Nello stesso tempo, sul mare ’a fore ’a Votte o vicin’a Palmarola, mani callose, avvezze ai remi, stringevano e tiravano reti pesantissime, scrutando con occhi ansiosi, già dal profondo, ciò che essa aveva raccolto secondo le correnti e le stagioni.

Alla stessa ora, la donna, in casa, apriva l’uscio dalle ante di legno, accendeva il focolare con legna o carbone per riscaldare, tra l’altro, anche ‘a zupp’i latte per i bambini che, con occhi cisposi e nasino colante, lasciavano le pesantissime coperte per andare, a piedi nudi, a bagnare leggermente gli occhi con l’unica acqua (fredda) riposta nella bacinella di ferro smaltato.
Tutto riprendeva dopo la notte sonnolenta, dopo che si era andati a dormire presto perché fisicamente stanchi della dura giornata e in attesa di quella futura altrettanto dura e piena di incognite.

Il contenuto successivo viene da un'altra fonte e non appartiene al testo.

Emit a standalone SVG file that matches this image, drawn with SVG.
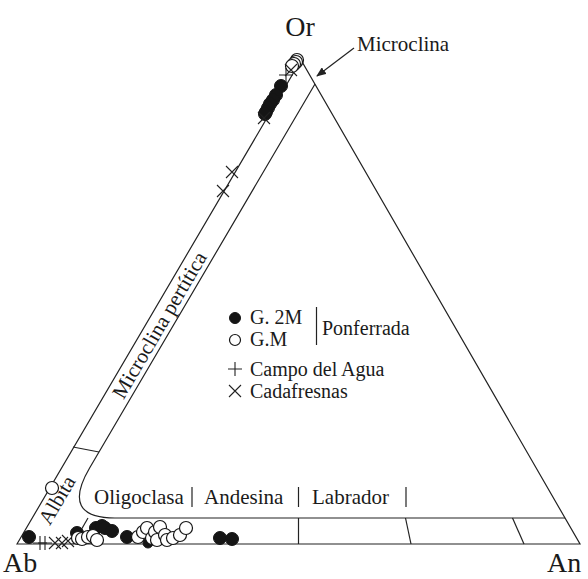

Si cercava, insomma, di risolvere i tanti e ponderosi problemi con tutti i mezzi a disposizione anche se poveri, confidando nelle proprie forze ed anche con l’ausilio della comunità.

Esperienza e memoria.7.Tempo [6]

Quella durezza mi fa ripensare a quando, mancando lo schiaccianoci, si cerca di rompere con i denti, il guscio bitorzoluto di una noce: si prova un po’ di qua, un po’ di là fino a che quello cede oppure in alternativa, per raggiungere lo scopo si usano altri oggetti duri rinvenuti sul posto.
Pertanto per risolvere alcuni problemi, a mio parere, è inutile sperare nella benevolenza altrui (la storia insegna anche questo) anche perché costoro spesso non agiscono in modo disinteressato ma ci vuole buona volontà da parte dei singoli e della comunità, accompagnata anche da spirito di sacrificio, da iniziative e soprattutto non lasciarsi scoraggiare.

Ciò che vado a dire, quindi, non è né un atto di accusa né biasimo né nostalgia del “tempo che fu”, ma vuole semplicemente raccontare un’esperienza vissuta.